Officials, seeking to calm nerves in the city of about 340,000, vowed the pumps should be adequate, despite recent failures that allowed flooding in even mild rains.
Nate was moving over Mexico’s Yucatan Peninsula at about 21 miles per hour (34 kph) on Friday afternoon and is expected to strengthen into a hurricane before slamming into the Louisiana coast. New Orleans Mayor Mitch Landrieu has ordered mandatory evacuations for parts of the city.
Forecasts call for the city, which abuts the Mississippi River and a brackish estuary, to receive at least several inches (cm) of rain from Nate.
“I don’t have full confidence in those pumps,” said Humberto Suazo, chief financial officer of Link Restaurant Group in uptown New Orleans. “We have had so many mixed messages.”
Memories of the deadly flooding from 2005’s Hurricane Katrina, which inundated much of New Orleans, are still fresh on the minds of many residents.

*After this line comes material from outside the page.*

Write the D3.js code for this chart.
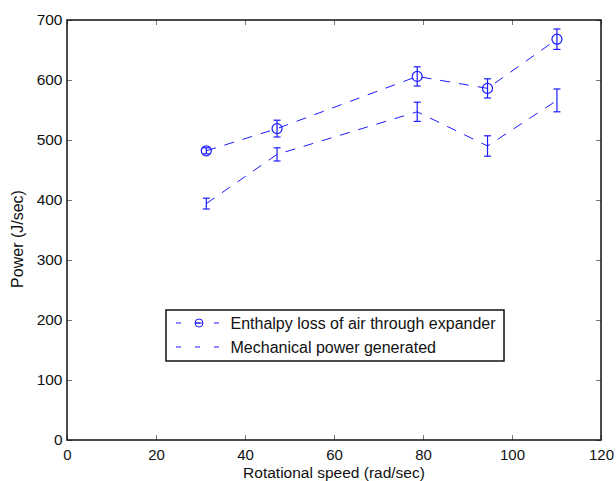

Landrieu told a press conference on Friday he had ordered the Sewerage and Water Board (SWB) to boost staffing at pump stations during the storm.
“Contractors are beginning work 24/7 to fix pumps,” said Landrieu, a Democrat first elected in 2010.
Questions about the effectiveness of the city’s drainage systems swirled after an Aug. 5 storm dumped up to 6 inches (15 cm) of rain, causing street flooding and underpasses to fill.
The SWB said it had improved or repaired pumps since that storm and improved the ability to power the pumps, according to Renee Lapeyrolerie, interim communications director for the SWB.
She said 26 backup power generators were added, she said, adding that 108 out of 120 pumps are currently operational.
“Since the Aug. 5 event we have been working 24/7 to be better prepared for rain storms,” Lapeyrolerie said. “We’re in a much better position now.”
Residents are especially wary after Hurricane Harvey flooded huge swaths of Houston in late August with more than 50 inches (127 cm) of rain.
“If we get 50 inches, there would be no way to pump that much water out of here,” said Steve Watson, owner of Kingpin bar and Midway Pizza in uptown New Orleans.
“Even 10 to 15 inches of rain, some low-lying areas are going to be affected,” he noted.